DP4803 The Mystery of Monogamy
|Author(s):||Eric D Gould, Omer Moav, Avi Simhon|
|Publication Date:||December 2004|
|Keyword(s):||human capital, inequality, marriage, mongamy, polygyny|
|JEL(s):||J12, J24, O10, O40|
|Programme Areas:||International Macroeconomics, Labour Economics|
|Link to this Page:||www.cepr.org/active/publications/discussion_papers/dp.php?dpno=4803|
This Paper examines why developed countries are monogamous while rich men throughout history have tended to practice polygyny (multiple wives). Wealth inequality naturally produces multiple wives for rich men in a standard model of the marriage market where polygyny is not ruled out. Our model demonstrates, however, that while higher male inequality generates more polygyny, higher female inequality produces a more monogamous equilibrium.
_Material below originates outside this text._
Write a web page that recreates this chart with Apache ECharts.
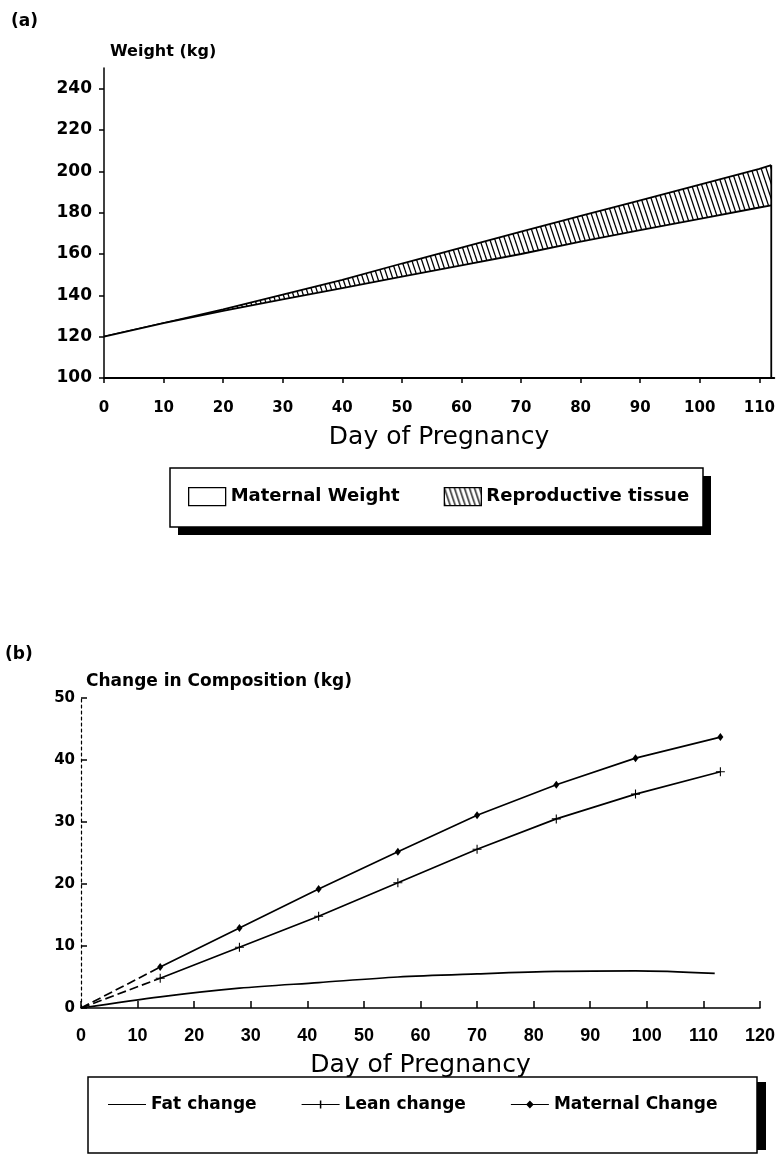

Moreover, we derive how female inequality in the marriage market is higher in equilibrium as women are valued more for their quality versus quantity of children when human capital becomes more important in determining the distribution of income. As a result, male inequality in traditional societies generates inequality in the number of wives per man, but male inequality in developed societies, where human capital is a larger source of income and inequality, manifests itself as inequality in the quality of their wives. Using data from Cote d’Ivoire, we provide supporting evidence for the main implications of the model.